IIRC, my major points were:
Ferguson’s “Trump was bluffing on purpose” framing functions as a Xanatos‑Gambit story: every outcome is spun as proof of Trump’s strategic genius.
Henry Farrell’s institutional, game‑theoretic reading (rituals, common knowledge, bargaining power) shows Europe had more leverage than it realized and used it.
Public meaning about events like Davos is shaped by such narratives; intellectuals like Ferguson are actively contesting how history will remember Trump’s power.

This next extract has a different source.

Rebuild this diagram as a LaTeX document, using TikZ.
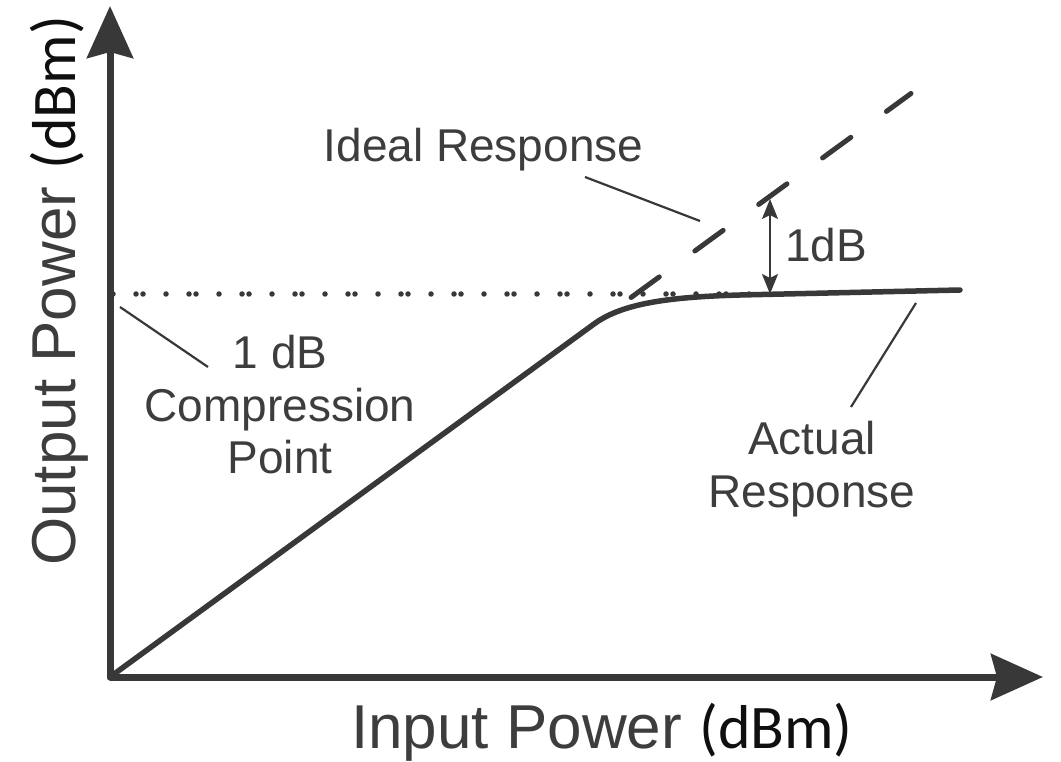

Trump did make his Greenland and tariff threats, got no concessions on anything, and those threats did then collapsed into retreat, undercutting the claim that he “won” or “dominated” Davos.
Most important:
Thoukydides’s Melian Dialogue is commonly misread as it is here by Ferguson.
Appeals to “realism” and dominance that celebrate raw power often miss that arrogant overreach can be strategically disastrous, as with Athens in the Peloponnesian War, as it willed into being a countervailing Grand Alliance against it.
Indeed, pointing out that might-overrides-right arrogance is the opposite of a realistic means-ends policy is the reason that Thoukydides put the Melian Dialogue into his book.
I would add one more: succumb to the temptation that Donald Trump has a long-run plan, that he is not an impulse chaos-monkey, and you had better hope that everyone who reads you has a short memory.